Been there, done that, in several locations! On a hot, dry day out in the desert looking at real estate with an agent, temps at around 105 looking at “property”. with wife and an real estate agent. My wife was stunned and puzzled when I asked the agent if the property we were looking at was in the 100 year flood plain! To her utter amazement, the sale rep sheepishly admitted, that “Yes, it is”. Needless to say, I did not buy the property. Nice picture Audrey.
Good one, Gunny. You are always on top of things.
Yesterday on our walk, Scooter and I visited with the school bus driver., who came by in his pickup truck to check the water levels on our gravel road. It was lapping up on the shoulders, but he thought he could still drive safely.
My mother in-law told me last week that when she was a kid, occasionally the children were ordered off the bus and told to help push.
If they were going to school, they pushed the rear of the bus toward the ditch, if they were going home, they were careful to push it the other way.
Thanks for that report from Almost Iowa and from your mother-in-law. Imagine what would happen if kids were asked to help push a bus today?
We talked about that and both of us thought that kids ought to push buses more often. Heck, they ought to be ordered to push buses around the school parking lot just for practice and exercise. Kids in her generation and even ours were a lot tougher and more resourceful than they are today. We need more kids like that.
I agree. But kids and parents would protest. Lawsuits would be filed…

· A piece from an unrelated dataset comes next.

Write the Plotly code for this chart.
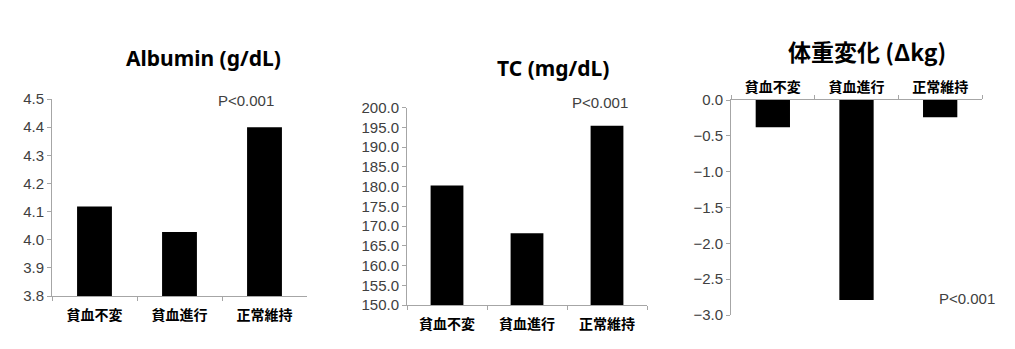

Snow, ice, flooding and now a worry of sewer backup – Oh My Goodness!!! This brings back memories of putting on all that winter gear to just venture outside to get from one place to another. I still remember the bus accident I was involved in when the bus hit ice and went off roading and almost into a pond – scary moment, especially in not having a seat belt on. I have been sending prayers out to all dealing with Mother Nature. Take Care and Be Safe.
Oh, that’s a scary memory. And most school buses are still without seatbelts.
Boy has it been a long winter. Snow, sleet, wind, flooding, lightning the last two days and today I have the heat off and windows opened!
Oh, wow, warm enough to open windows. I would love that. Only 34 degrees here today.
Taking the tractor to town to catch the school bus is a wonderful story, although I’m sure you were very, very cold. What a memory.
I heard yesterday that the school buses in Faribault were not going to pick up/drop off on the gravel roads. What havoc that can create for children and their parents.
I never heard that about Faribault. Thanks for tipping me off. And, yes, it is a hassle for those families that rely on buses to get their kids to and from school.
I was just watching the news about all of the flooding in your neck of the woods. I pray that you and your are well and safe! Take care, Audrey! ❤
I expect we will see more flooding this week as temps rise into the 40s and 50s. Parts of Minnesota, especially towns along the Minnesota River, are experiencing flooding. In Faribault the rivers are high and I saw flooding in one of our parks (which often floods; it’s right on the river). For now the major issue in my community is basement flooding.
The situation in Nebraska and parts of southwestern Iowa looks really bad with serious flooding and two lives lost already.
So scary. It’s been a terrible winter for you! 😦
Yes, it has. But I see spring now at least.